>> Start Data extract
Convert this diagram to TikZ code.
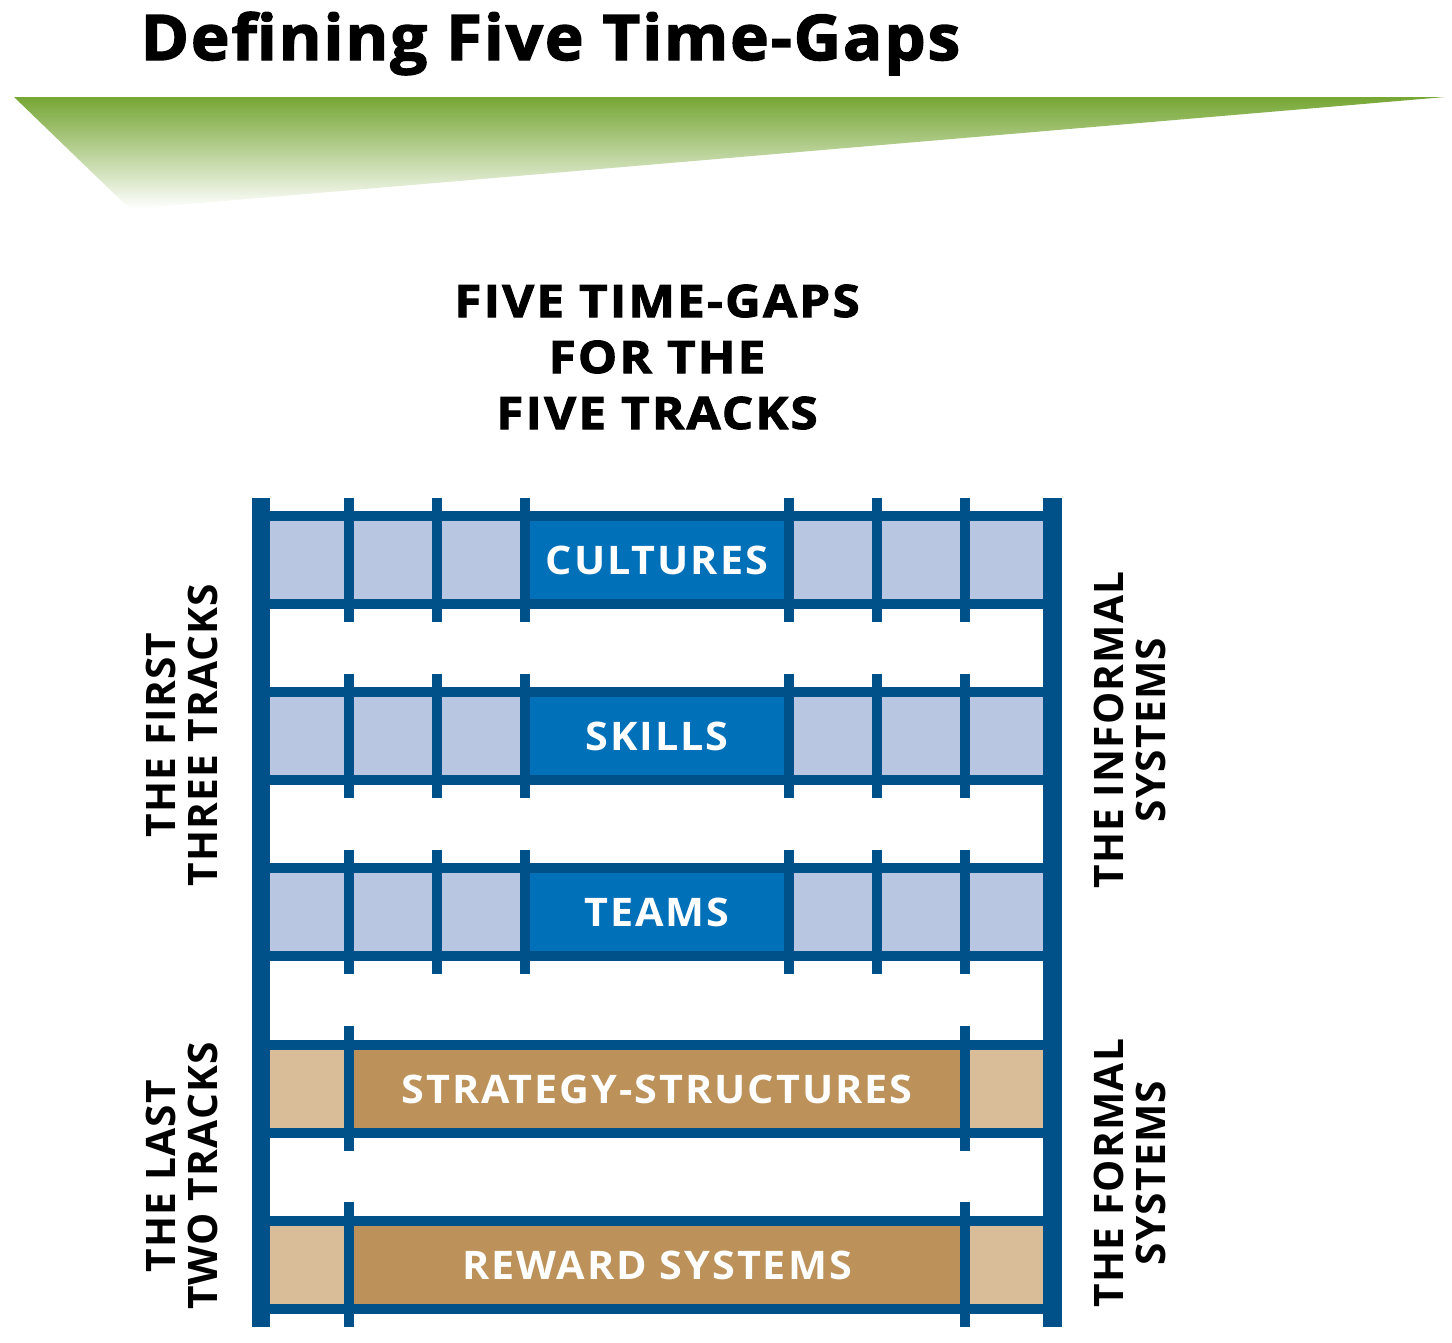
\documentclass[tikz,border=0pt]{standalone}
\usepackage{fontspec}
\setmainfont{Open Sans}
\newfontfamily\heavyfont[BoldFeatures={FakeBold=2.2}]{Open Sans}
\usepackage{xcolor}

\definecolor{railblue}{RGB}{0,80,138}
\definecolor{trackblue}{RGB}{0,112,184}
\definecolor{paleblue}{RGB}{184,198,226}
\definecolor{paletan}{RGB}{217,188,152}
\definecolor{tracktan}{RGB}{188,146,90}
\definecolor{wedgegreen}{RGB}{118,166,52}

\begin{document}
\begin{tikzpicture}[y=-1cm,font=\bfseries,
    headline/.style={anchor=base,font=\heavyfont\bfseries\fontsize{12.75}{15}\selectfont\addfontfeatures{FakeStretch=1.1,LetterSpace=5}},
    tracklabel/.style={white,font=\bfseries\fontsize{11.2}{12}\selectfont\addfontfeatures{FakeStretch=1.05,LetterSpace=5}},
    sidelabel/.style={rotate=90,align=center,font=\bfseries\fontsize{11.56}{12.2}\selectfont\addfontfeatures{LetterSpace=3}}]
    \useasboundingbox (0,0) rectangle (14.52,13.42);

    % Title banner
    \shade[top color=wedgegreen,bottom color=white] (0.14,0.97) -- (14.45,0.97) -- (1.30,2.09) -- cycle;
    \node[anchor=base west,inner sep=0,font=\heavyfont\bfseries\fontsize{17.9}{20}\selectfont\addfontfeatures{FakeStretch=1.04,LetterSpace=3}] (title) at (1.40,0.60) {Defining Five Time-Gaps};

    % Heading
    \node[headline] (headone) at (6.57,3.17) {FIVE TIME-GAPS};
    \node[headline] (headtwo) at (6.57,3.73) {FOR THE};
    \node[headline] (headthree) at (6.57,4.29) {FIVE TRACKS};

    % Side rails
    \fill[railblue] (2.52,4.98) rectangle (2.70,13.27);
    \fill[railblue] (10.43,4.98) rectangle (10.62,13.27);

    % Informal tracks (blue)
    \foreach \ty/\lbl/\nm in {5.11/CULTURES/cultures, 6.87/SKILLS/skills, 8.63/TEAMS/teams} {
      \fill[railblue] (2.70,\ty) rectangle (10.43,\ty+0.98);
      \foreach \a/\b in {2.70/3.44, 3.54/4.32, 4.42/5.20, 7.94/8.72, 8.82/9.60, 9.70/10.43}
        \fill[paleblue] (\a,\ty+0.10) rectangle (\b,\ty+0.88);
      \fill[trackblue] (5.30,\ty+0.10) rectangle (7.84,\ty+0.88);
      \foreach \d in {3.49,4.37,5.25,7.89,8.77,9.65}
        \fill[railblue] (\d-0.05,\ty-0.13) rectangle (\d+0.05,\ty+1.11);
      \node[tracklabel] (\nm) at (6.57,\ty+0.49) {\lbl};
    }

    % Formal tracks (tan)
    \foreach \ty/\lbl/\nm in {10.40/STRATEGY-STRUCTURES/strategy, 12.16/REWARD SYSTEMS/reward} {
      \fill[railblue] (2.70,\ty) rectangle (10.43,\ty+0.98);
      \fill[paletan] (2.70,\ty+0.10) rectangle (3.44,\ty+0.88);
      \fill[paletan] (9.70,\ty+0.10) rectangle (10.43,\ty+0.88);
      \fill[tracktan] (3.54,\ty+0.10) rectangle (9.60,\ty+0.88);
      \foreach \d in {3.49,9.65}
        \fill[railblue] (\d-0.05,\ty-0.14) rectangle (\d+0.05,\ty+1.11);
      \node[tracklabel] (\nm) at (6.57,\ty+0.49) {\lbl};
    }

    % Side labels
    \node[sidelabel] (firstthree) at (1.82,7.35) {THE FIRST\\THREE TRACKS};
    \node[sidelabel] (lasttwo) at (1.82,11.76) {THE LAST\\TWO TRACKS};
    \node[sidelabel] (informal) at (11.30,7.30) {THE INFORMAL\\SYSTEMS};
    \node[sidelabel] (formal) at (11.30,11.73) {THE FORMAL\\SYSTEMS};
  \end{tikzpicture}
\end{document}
>> End Data extract
Exercise -> Give the material again exactly as it is, but keep the pictures out.

Written reply ->
Convert this diagram to TikZ code.
\documentclass[tikz,border=0pt]{standalone}
\usepackage{fontspec}
\setmainfont{Open Sans}
\newfontfamily\heavyfont[BoldFeatures={FakeBold=2.2}]{Open Sans}
\usepackage{xcolor}

\definecolor{railblue}{RGB}{0,80,138}
\definecolor{trackblue}{RGB}{0,112,184}
\definecolor{paleblue}{RGB}{184,198,226}
\definecolor{paletan}{RGB}{217,188,152}
\definecolor{tracktan}{RGB}{188,146,90}
\definecolor{wedgegreen}{RGB}{118,166,52}

\begin{document}
\begin{tikzpicture}[y=-1cm,font=\bfseries,
    headline/.style={anchor=base,font=\heavyfont\bfseries\fontsize{12.75}{15}\selectfont\addfontfeatures{FakeStretch=1.1,LetterSpace=5}},
    tracklabel/.style={white,font=\bfseries\fontsize{11.2}{12}\selectfont\addfontfeatures{FakeStretch=1.05,LetterSpace=5}},
    sidelabel/.style={rotate=90,align=center,font=\bfseries\fontsize{11.56}{12.2}\selectfont\addfontfeatures{LetterSpace=3}}]
    \useasboundingbox (0,0) rectangle (14.52,13.42);

    % Title banner
    \shade[top color=wedgegreen,bottom color=white] (0.14,0.97) -- (14.45,0.97) -- (1.30,2.09) -- cycle;
    \node[anchor=base west,inner sep=0,font=\heavyfont\bfseries\fontsize{17.9}{20}\selectfont\addfontfeatures{FakeStretch=1.04,LetterSpace=3}] (title) at (1.40,0.60) {Defining Five Time-Gaps};

    % Heading
    \node[headline] (headone) at (6.57,3.17) {FIVE TIME-GAPS};
    \node[headline] (headtwo) at (6.57,3.73) {FOR THE};
    \node[headline] (headthree) at (6.57,4.29) {FIVE TRACKS};

    % Side rails
    \fill[railblue] (2.52,4.98) rectangle (2.70,13.27);
    \fill[railblue] (10.43,4.98) rectangle (10.62,13.27);

    % Informal tracks (blue)
    \foreach \ty/\lbl/\nm in {5.11/CULTURES/cultures, 6.87/SKILLS/skills, 8.63/TEAMS/teams} {
      \fill[railblue] (2.70,\ty) rectangle (10.43,\ty+0.98);
      \foreach \a/\b in {2.70/3.44, 3.54/4.32, 4.42/5.20, 7.94/8.72, 8.82/9.60, 9.70/10.43}
        \fill[paleblue] (\a,\ty+0.10) rectangle (\b,\ty+0.88);
      \fill[trackblue] (5.30,\ty+0.10) rectangle (7.84,\ty+0.88);
      \foreach \d in {3.49,4.37,5.25,7.89,8.77,9.65}
        \fill[railblue] (\d-0.05,\ty-0.13) rectangle (\d+0.05,\ty+1.11);
      \node[tracklabel] (\nm) at (6.57,\ty+0.49) {\lbl};
    }

    % Formal tracks (tan)
    \foreach \ty/\lbl/\nm in {10.40/STRATEGY-STRUCTURES/strategy, 12.16/REWARD SYSTEMS/reward} {
      \fill[railblue] (2.70,\ty) rectangle (10.43,\ty+0.98);
      \fill[paletan] (2.70,\ty+0.10) rectangle (3.44,\ty+0.88);
      \fill[paletan] (9.70,\ty+0.10) rectangle (10.43,\ty+0.88);
      \fill[tracktan] (3.54,\ty+0.10) rectangle (9.60,\ty+0.88);
      \foreach \d in {3.49,9.65}
        \fill[railblue] (\d-0.05,\ty-0.14) rectangle (\d+0.05,\ty+1.11);
      \node[tracklabel] (\nm) at (6.57,\ty+0.49) {\lbl};
    }

    % Side labels
    \node[sidelabel] (firstthree) at (1.82,7.35) {THE FIRST\\THREE TRACKS};
    \node[sidelabel] (lasttwo) at (1.82,11.76) {THE LAST\\TWO TRACKS};
    \node[sidelabel] (informal) at (11.30,7.30) {THE INFORMAL\\SYSTEMS};
    \node[sidelabel] (formal) at (11.30,11.73) {THE FORMAL\\SYSTEMS};
  \end{tikzpicture}
\end{document}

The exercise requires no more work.